**WHAT IS ASKED:**
Count every line that includes the string "this" in the entries that follow. Nothing besides the number is needed.

**DATA SHOWN:**
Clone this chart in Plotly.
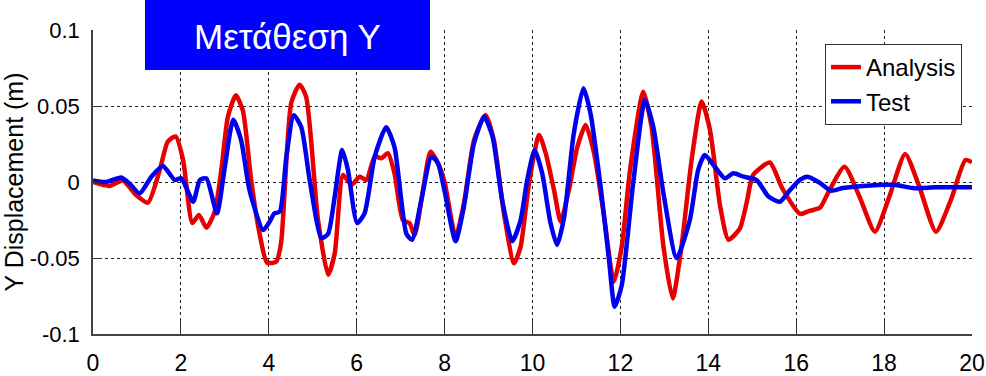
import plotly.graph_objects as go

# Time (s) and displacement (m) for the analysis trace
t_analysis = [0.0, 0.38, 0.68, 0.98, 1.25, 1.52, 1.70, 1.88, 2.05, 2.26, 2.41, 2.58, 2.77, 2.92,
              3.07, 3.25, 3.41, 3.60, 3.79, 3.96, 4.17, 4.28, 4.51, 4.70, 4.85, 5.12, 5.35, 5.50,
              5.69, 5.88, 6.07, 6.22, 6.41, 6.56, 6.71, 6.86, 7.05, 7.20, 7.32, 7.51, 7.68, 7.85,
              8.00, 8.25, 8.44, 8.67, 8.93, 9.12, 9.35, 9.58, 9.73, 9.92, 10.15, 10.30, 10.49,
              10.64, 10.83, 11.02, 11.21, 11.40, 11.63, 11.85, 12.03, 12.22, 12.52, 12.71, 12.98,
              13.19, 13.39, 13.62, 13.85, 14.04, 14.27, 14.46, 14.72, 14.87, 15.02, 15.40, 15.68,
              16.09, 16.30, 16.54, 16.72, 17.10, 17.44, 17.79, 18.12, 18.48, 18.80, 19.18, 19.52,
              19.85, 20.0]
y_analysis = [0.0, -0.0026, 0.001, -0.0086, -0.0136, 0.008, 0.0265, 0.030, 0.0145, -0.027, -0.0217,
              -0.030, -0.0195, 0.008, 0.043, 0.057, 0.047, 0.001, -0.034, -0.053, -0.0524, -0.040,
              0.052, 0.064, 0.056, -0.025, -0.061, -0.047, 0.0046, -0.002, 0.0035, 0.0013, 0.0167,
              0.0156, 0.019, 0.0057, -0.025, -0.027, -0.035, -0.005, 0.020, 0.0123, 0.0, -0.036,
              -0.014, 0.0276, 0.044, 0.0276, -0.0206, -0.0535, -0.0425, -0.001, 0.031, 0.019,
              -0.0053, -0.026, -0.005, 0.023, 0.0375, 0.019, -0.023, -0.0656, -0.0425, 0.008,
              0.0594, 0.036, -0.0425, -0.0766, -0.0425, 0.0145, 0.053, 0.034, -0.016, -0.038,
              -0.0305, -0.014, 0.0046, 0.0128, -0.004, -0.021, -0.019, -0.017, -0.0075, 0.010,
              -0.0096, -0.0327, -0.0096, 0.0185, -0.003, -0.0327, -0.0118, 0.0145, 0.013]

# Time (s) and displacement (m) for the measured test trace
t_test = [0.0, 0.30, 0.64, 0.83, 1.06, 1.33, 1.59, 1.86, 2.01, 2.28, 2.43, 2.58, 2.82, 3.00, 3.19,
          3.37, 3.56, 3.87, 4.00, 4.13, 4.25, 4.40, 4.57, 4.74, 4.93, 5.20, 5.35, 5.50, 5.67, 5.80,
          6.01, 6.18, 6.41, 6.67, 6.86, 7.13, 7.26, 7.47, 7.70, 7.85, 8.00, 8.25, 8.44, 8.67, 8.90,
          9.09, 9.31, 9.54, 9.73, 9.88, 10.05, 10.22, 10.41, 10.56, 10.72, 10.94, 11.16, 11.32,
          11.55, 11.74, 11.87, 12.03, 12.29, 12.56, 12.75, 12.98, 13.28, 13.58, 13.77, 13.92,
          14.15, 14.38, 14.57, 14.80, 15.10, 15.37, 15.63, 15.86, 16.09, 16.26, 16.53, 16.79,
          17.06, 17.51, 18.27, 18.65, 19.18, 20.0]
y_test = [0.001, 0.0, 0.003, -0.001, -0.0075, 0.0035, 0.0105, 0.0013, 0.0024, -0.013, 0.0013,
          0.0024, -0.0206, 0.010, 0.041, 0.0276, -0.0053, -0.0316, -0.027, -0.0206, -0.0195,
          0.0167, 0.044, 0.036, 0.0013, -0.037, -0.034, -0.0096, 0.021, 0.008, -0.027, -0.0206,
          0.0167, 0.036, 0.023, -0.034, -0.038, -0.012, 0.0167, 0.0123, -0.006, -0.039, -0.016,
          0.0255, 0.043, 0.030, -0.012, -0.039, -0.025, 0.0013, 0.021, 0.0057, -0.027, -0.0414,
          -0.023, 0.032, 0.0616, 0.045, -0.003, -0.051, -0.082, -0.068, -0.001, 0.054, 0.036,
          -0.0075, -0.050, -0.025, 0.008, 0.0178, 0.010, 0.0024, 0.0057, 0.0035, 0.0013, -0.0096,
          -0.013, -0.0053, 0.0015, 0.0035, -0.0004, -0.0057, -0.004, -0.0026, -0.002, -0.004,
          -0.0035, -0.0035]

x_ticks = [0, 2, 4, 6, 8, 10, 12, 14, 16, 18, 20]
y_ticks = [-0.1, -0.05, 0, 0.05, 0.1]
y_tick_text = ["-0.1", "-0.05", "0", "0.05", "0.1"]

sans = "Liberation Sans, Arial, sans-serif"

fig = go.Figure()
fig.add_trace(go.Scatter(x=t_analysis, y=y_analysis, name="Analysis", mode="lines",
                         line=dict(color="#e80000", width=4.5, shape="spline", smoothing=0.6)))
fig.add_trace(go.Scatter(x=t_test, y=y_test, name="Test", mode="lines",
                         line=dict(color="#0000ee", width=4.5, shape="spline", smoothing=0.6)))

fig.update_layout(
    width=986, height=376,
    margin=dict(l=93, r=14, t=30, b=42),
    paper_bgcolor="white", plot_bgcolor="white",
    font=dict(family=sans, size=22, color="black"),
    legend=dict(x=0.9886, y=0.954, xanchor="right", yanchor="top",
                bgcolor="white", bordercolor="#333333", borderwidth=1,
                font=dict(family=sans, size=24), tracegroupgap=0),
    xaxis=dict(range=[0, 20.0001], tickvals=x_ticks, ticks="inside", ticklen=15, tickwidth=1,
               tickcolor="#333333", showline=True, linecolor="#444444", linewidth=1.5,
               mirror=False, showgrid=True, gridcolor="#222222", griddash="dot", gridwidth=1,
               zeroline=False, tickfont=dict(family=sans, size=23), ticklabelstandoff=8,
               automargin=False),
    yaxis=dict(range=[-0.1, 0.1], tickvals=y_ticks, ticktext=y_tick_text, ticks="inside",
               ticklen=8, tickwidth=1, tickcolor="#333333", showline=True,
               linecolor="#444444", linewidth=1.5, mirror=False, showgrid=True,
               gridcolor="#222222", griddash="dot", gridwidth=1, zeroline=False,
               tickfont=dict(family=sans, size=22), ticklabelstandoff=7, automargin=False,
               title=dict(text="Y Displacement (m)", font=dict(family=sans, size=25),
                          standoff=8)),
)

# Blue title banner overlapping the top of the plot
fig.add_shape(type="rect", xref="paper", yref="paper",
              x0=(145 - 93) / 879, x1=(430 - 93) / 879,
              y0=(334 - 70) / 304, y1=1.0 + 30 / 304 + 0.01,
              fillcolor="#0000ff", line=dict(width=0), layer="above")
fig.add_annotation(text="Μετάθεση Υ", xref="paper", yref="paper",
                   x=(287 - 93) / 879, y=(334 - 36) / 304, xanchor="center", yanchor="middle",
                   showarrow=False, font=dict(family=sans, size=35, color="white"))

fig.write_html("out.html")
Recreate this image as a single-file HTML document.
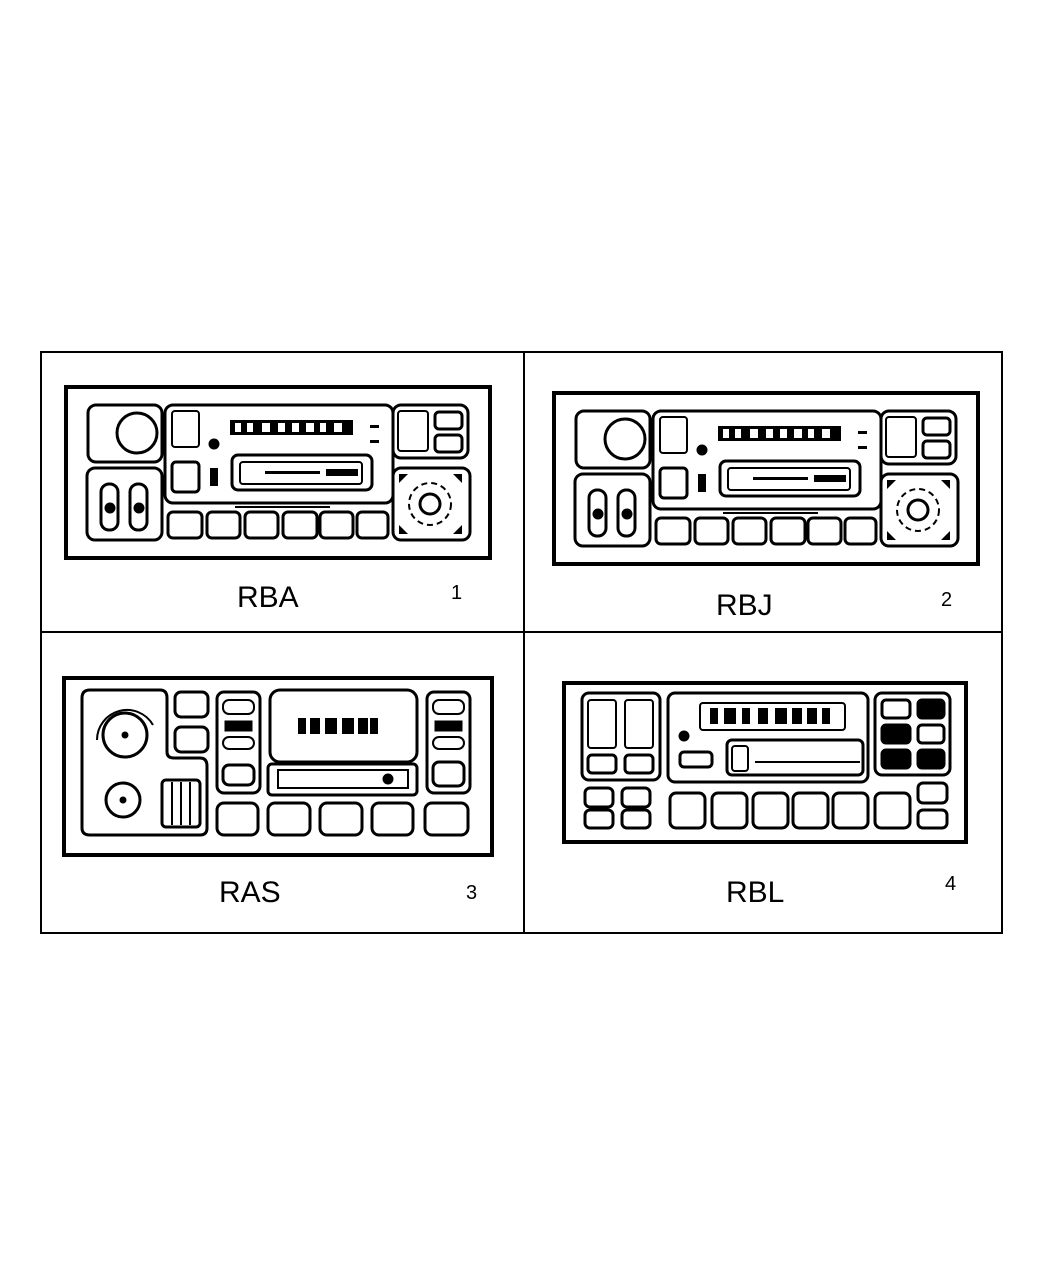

**OUTPUT:**
2